Today, I choose to do what I long to do.

I set aside the "shoulds" and "ought to's" and I follow the way that He whispers to my soul.

One of the things I've been trying to do on this 3-month Sabbatical from my volunteer staff role at church is to LISTEN.

OH, how I LONG to hear clearly what God is saying. Life makes so much more sense when I can hear what He is saying.

The challenge is quieting myself. Not an easy task for this ponderer with meandering thoughts!

One night, recently, I was awake in the middle of the night. Couldn't fall back asleep. I wondered if I should read something encouraging to my soul, if I should go downstairs and see if sleep success could be found on the couch.

But I didn't want to leave my husband to wake up alone... so I asked, "Lord, what should I do?"

"Walk."

Hmmmm.... Well, it wouldn't make sense to go outside in the middle of the night. So I pace - from the front of the living room to the back hallway. And as I do, I read a few snippets from my devotional book and I pray.

The energy works its way out and the peace works its way in.

And I am amazed at His wisdom. This thought would not have occurred to me - I mean really, pacing in the middle of the night!

Yet, it was exactly what I needed.

A couple days later, it was my day off, and I was hazy - in and out of sleep, happy under the covers. And as I laid there, not yet alert enough to be distracted from His voice, I heard Him...

He said, "Write."

And so I had a lovely Sabbath day of finishing up a few posts I had written long ago but never finished and posted, and writing new draft thoughts.

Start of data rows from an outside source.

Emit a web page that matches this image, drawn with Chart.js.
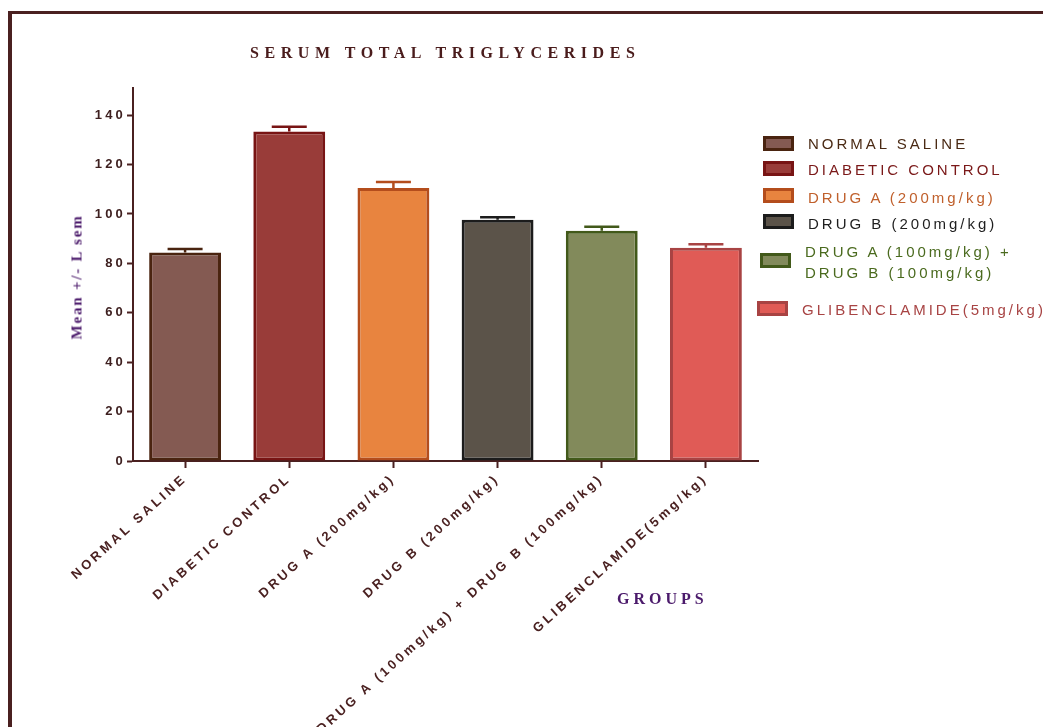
<!DOCTYPE html>
<html>
<head>
<meta charset="utf-8">
<title>Serum Total Triglycerides</title>
<script src="https://cdn.jsdelivr.net/npm/chart.js@4.4.1/dist/chart.umd.min.js"></script>
<style>
    html, body { margin: 0; padding: 0; background: #fff; }
    body { width: 1043px; height: 727px; overflow: hidden; position: relative; font-family: "Liberation Sans", Arial, sans-serif; }
    .frame { position: absolute; left: 8px; top: 11px; width: 1100px; height: 800px; border-left: 4px solid #4a2020; border-top: 3px solid #4a2020; }
    #wrap { position: absolute; left: 0; top: 0; width: 1043px; height: 727px; }
    .title { position: absolute; left: 250px; top: 44px; font: bold 16px "Liberation Serif", "Times New Roman", serif; letter-spacing: 5.55px; color: #4a1c1c; white-space: nowrap; }
    .ytitle { position: absolute; left: 77px; top: 277px; transform: translate(-50%, -50%) rotate(-90deg); font: bold 15px "Liberation Serif", serif; letter-spacing: 1.8px; color: #4b1a6b; white-space: nowrap; }
    .xtitle { position: absolute; left: 617px; top: 590px; font: bold 16px "Liberation Serif", serif; letter-spacing: 4px; color: #4b1a6b; white-space: nowrap; }
    .lbox { position: absolute; width: 25px; height: 9px; border: 3px solid; }
    .ltxt { position: absolute; font-size: 15px; line-height: 21px; letter-spacing: 3px; white-space: nowrap; }
</style>
</head>
<body>
<div class="frame"></div>
<div id="wrap"><canvas id="chartTG"></canvas></div>
<div class="title">SERUM TOTAL TRIGLYCERIDES</div>
<div class="ytitle">Mean +/- L sem</div>
<div class="xtitle">GROUPS</div>
<div id="legend"></div>

<script>
const categories = ['NORMAL SALINE', 'DIABETIC CONTROL', 'DRUG A (200mg/kg)', 'DRUG B (200mg/kg)', 'DRUG A (100mg/kg) + DRUG B (100mg/kg)', 'GLIBENCLAMIDE(5mg/kg)'];
const meanValues = [84.4, 133.4, 110.5, 97.7, 93.2, 86.3];
const semValues = [1.4, 1.9, 2.4, 1.0, 1.6, 1.4];
const yTicks = [0, 20, 40, 60, 80, 100, 120, 140];

const fillColors = ['#845a52', '#993c39', '#e8843f', '#5b5349', '#828a5b', '#e05b56'];
const lineColors = ['#4a2410', '#781414', '#b44d1c', '#1c1c1c', '#42591a', '#a84343'];
const legendTextColors = ['#4a2a14', '#7a1818', '#c0602c', '#1e1e1e', '#4a6a1e', '#a84444'];

// legend placement [box x, box y, text x, text top]
const legendPos = [[763, 136, 808, 133], [763, 161, 808, 159], [763, 188, 808, 187], [763, 214, 808, 213], [760, 253, 805, 241], [757, 301, 802, 299]];

const axisColor = '#4a2020';
const tickFont = { family: '"Liberation Sans", Arial, sans-serif', size: 13, weight: 'bold' };

function buildLegend() {
    const el = document.getElementById('legend');
    el.innerHTML = categories.map((c, i) => {
        const p = legendPos[i];
        const txt = c.replace(' + ', ' +<br>');
        return `<div class="lbox" style="left:${p[0]}px;top:${p[1]}px;background:${fillColors[i]};border-color:${lineColors[i]}"></div>
                <div class="ltxt" style="left:${p[2]}px;top:${p[3]}px;color:${legendTextColors[i]}">${txt}</div>`;
    }).join('');
}

const spacing = {
    id: 'spacing',
    beforeUpdate(chart) { chart.ctx.letterSpacing = '3.2px'; },
    beforeDraw(chart) { chart.ctx.letterSpacing = '3.2px'; }
};

const errorBars = {
    id: 'errorBars',
    afterDatasetsDraw(chart) {
        const ctx = chart.ctx;
        const y = chart.scales.y;
        const meta = chart.getDatasetMeta(0);
        ctx.save();
        ctx.lineWidth = 2.5;
        meta.data.forEach((bar, i) => {
            const top = y.getPixelForValue(meanValues[i] + semValues[i]);
            ctx.strokeStyle = lineColors[i];
            ctx.beginPath();
            ctx.moveTo(bar.x, bar.y);
            ctx.lineTo(bar.x, top);
            ctx.moveTo(bar.x - 17.5, top);
            ctx.lineTo(bar.x + 17.5, top);
            ctx.stroke();
        });
        ctx.restore();
    }
};

function drawChart() {
    new Chart(document.getElementById('chartTG'), {
        type: 'bar',
        data: {
            labels: categories,
            datasets: [{
                data: meanValues,
                backgroundColor: fillColors,
                borderColor: lineColors,
                borderWidth: 3,
                borderSkipped: false,
                barPercentage: 0.69,
                categoryPercentage: 1
            }]
        },
        options: {
            responsive: true,
            maintainAspectRatio: false,
            animation: false,
            layout: { padding: { top: 88, right: 285, left: 0, bottom: 0 } },
            plugins: { legend: { display: false }, title: { display: false }, tooltip: { enabled: false } },
            scales: {
                x: {
                    grid: { offset: false, drawOnChartArea: false, drawTicks: true, tickLength: 7, tickWidth: 2, tickColor: axisColor },
                    border: { color: axisColor, width: 2 },
                    ticks: { autoSkip: false, maxRotation: 42, minRotation: 42, color: '#4a2121', font: tickFont, padding: 3 },
                    afterFit(scale) { scale.height = 266; }
                },
                y: {
                    min: 0,
                    max: 151,
                    grid: { drawOnChartArea: false, drawTicks: true, tickLength: 6, tickWidth: 2, tickColor: axisColor },
                    border: { color: axisColor, width: 2 },
                    ticks: { color: '#3e2020', font: tickFont, padding: 1 },
                    afterBuildTicks(axis) { axis.ticks = yTicks.map(v => ({ value: v })); },
                    afterFit(scale) { scale.width = 133; }
                }
            }
        },
        plugins: [spacing, errorBars]
    });
}

buildLegend();
drawChart();
</script>
</body>
</html>
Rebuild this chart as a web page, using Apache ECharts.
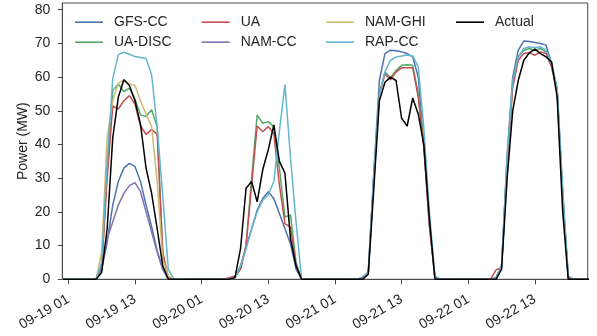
<!DOCTYPE html>
<html>
<head>
<meta charset="utf-8">
<script src="https://cdn.jsdelivr.net/npm/echarts@6/dist/echarts.min.js"></script>
<style>
html,body{margin:0;padding:0;background:#fff;}
#chart{width:597px;height:336px;}
</style>
</head>
<body>
<div id="chart"></div>
<script>
// hourly values, hour 0 = 09-19 00:00
const gfsCC = [
0,0,0,0,0,0,
0,3,11,22,29,33,34.4,33.5,29,22,15.6,8.5,3,0,
0,0,0,0,0,0,0,0,0,0,
0,0.5,4,9.5,15,20.5,24,26,24,19.5,15,10.5,3,0,
0,0,0,0,0,0,0,0,0,0,
0.5,2,32,59,67,68,67.8,67.5,67,66,60,40,16,0.5,
0,0,0,0,0,0,0,0,0,0,
0.5,4,37,60,68,70.7,70.6,70.3,70,69.5,64,56,25,0.5,
0,0,0,0];
const uaDisc = [
0,0,0,0,0,0,
0,4,32,56,58,55.7,56.7,53.5,48.8,48.3,50.3,45.3,8,0,
0,0,0,0,0,0,0,0,0,0,
0,0.5,3,10,30,48.8,46.3,46.8,45.3,33,18.5,19.1,5,0,
0,0,0,0,0,0,0,0,0,0,
0.5,2,30,55,61.5,59.8,62,63.5,63.7,63.5,55,40,17,0.5,
0,0,0,0,0,0,0,0,0,0,
0.5,4,35,58,66,68,68.5,68,68.5,67.5,63,56,25,0.5,
0,0,0,0];
const ua = [
0,0,0,0,0,0,
0,3,30,51.5,50.5,53,54.5,52,45.5,43,44.5,43,8,0.5,
0,0,0,0,0,0,0,0,0,0,
0.5,1,3,10,28,45.5,43.8,45.3,43.3,28,16.5,15.5,4,0,
0,0,0,0,0,0,0,0,0,0,
0.5,2,30,55,61,59.2,61.5,62.8,62.8,62.8,54,39,16,0.5,
0,0,0,0,0,0,0,0,0,0,
2.8,3.5,34,57,65,67,67.2,66.5,67.5,67,63,56,25,0.5,
0,0,0,0];
const namCC = [
0,0,0,0,0,0,
0,3,12,17,22,25.5,27.8,28.7,26,20,14,8,3,0,
0,0,0,0,
null,null,null,null,null,null,null,null,null,null,null,null,
null,null,null,null,null,null,null,null,null,null,null,null,
null,null,null,null,null,null,null,null,null,null,null,null,
null,null,null,null,null,null,null,null,null,null,null,null,
null,null,null,null,null,null,null,null,null,null,null,null,
null,null,null,null,null,null,null,null,null,null,null,null];
const namGHI = [
0,0,0,0,0,0,
0,8,42,53,58.2,59.2,58,57.5,53,49,45.3,29,6,1,0,
0,0,0,
null,null,null,null,null,null,null,null,null,null,null,null,
null,null,null,null,null,null,null,null,null,null,null,null,
null,null,null,null,null,null,null,null,null,null,null,null,
null,null,null,null,null,null,null,null,null,null,null,null,
null,null,null,null,null,null,null,null,null,null,null,null,
null,null,null,null,null,null,null,null,null,null,null,null];
const rapCC = [
0,0,0,0,0,0,
0,5,35,59.5,66.6,67.4,66.8,66.1,65.8,65.5,60.7,45,25,3,0,
0,0,0,0,0,0,0,0,0,
0,0.5,4,9,15,20,23.5,25,29,44,57.8,36,17,0,
0,0,0,0,0,0,0,0,0,0,
0.8,2,31,55,61.5,65,66,66.3,66.6,66.3,63,45,20,1,
0,0,0,0,0,0,0,0,0,0,
0.5,4,36,59,66,68.5,69,68.7,69,68,64,57,27,1,
0,0,0,0];
const actual = [
0,0,0,0,0,0,
0,2,15,42,54,59.2,57.5,53,46,33,25.5,15,4,0,
0,0,0,0,0,0,0,0,0,0,
0,0.5,9,27,29,23,32.5,38.5,45.8,35,31.5,12,4,0,
0,0,0,0,0,0,0,0,0,0,
0,1.5,27,53,58.5,60,59,47.8,45.5,53.8,49,40,18,0,
0,0,0,0,0,0,0,0,0,0,
0,3,30,50,59,65,67.2,68.3,67,66,64.5,54,20,0,
0,0,0,0];

const xTickHours = [1,13,25,37,49,61,73,85];
const xTickLabels = ['09-19 01','09-19 13','09-20 01','09-20 13','09-21 01','09-21 13','09-22 01','09-22 13'];
const yTicks = [0,10,20,30,40,50,60,70,80];

const seriesDefs = [
  {name:'GFS-CC', data:gfsCC, color:'#4C72B0'},
  {name:'UA-DISC', data:uaDisc, color:'#55A868'},
  {name:'UA', data:ua, color:'#C44E52'},
  {name:'NAM-CC', data:namCC, color:'#8172B2'},
  {name:'NAM-GHI', data:namGHI, color:'#CCB974'},
  {name:'RAP-CC', data:rapCC, color:'#64B5CD'},
  {name:'Actual', data:actual, color:'#000000'}
];
const legendPos = {
  'GFS-CC':[75,14.2], 'UA':[201.7,14.2], 'NAM-GHI':[326,14.2], 'Actual':[456,14.2],
  'UA-DISC':[75,34.2], 'NAM-CC':[201.7,34.2], 'RAP-CC':[326,34.2]
};
const FONT = '"Liberation Sans", Arial, sans-serif';
const TXT = '#262626';

const chart = echarts.init(document.getElementById('chart'));
chart.setOption({
  animation:false,
  backgroundColor:'#fff',
  grid:{left:62.3, right:9.3, top:3, bottom:56.7, show:true, borderColor:'#4a4a4a', borderWidth:1, containLabel:false},
  legend: Object.keys(legendPos).map(n => ({
    data:[n], left:legendPos[n][0], top:legendPos[n][1], padding:0,
    icon:'rect', itemWidth:28, itemHeight:1.6,
    textStyle:{fontSize:14, fontFamily:FONT, color:TXT, padding:[0,0,0,6], lineHeight:16}
  })),
  xAxis:{
    type:'value', min:-0.08, max:94.5,
    axisLine:{show:true, lineStyle:{color:'#4a4a4a', width:1}},
    axisTick:{show:true, length:5, lineStyle:{color:'#4a4a4a'}, customValues:xTickHours},
    axisLabel:{customValues:xTickHours, rotate:30, margin:19, fontSize:14, fontFamily:FONT, color:TXT,
      formatter:v => xTickLabels[xTickHours.indexOf(v)]},
    splitLine:{show:false}
  },
  yAxis:{
    type:'value', min:0, max:82,
    name:'Power (MW)', nameLocation:'middle', nameGap:32, nameMoveOverlap:false,
    nameTextStyle:{fontSize:14, fontFamily:FONT, color:TXT},
    axisLine:{show:true, lineStyle:{color:'#4a4a4a', width:1}},
    axisTick:{show:true, length:5, lineStyle:{color:'#4a4a4a'}, customValues:yTicks},
    axisLabel:{customValues:yTicks, margin:12, fontSize:14, fontFamily:FONT, color:TXT},
    splitLine:{show:false}
  },
  series: seriesDefs.map(s => ({
    name:s.name, type:'line', showSymbol:false, symbol:'none',
    data:s.data.map((v,i)=>[i,v]),
    lineStyle:{color:s.color, width:1.5},
    itemStyle:{color:s.color},
    connectNulls:false, clip:true
  }))
});
</script>
</body>
</html>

Then I went for a walk, and everything I saw seemed so alive with His presence.

A week later, it occurs to me that these words He spoke were not only for those moments, but were His guidance in the unfurling of this life of faith.

So today, on this lovely Sabbath day - which, for this church-worker family, is never on a Sunday - I WALKED.

I still marvel at the fact that I can hop in my car and in less than ten minutes, I can be here:


I can hardly believe that I get to behold this beauty...



And now I WRITE.

And my soul feels so alive!

It is the most wonderful feeling to hear God's direction for this moment, for this season, and then obey.

It makes me want to get so much better at hearing Him, and so much better at obeying!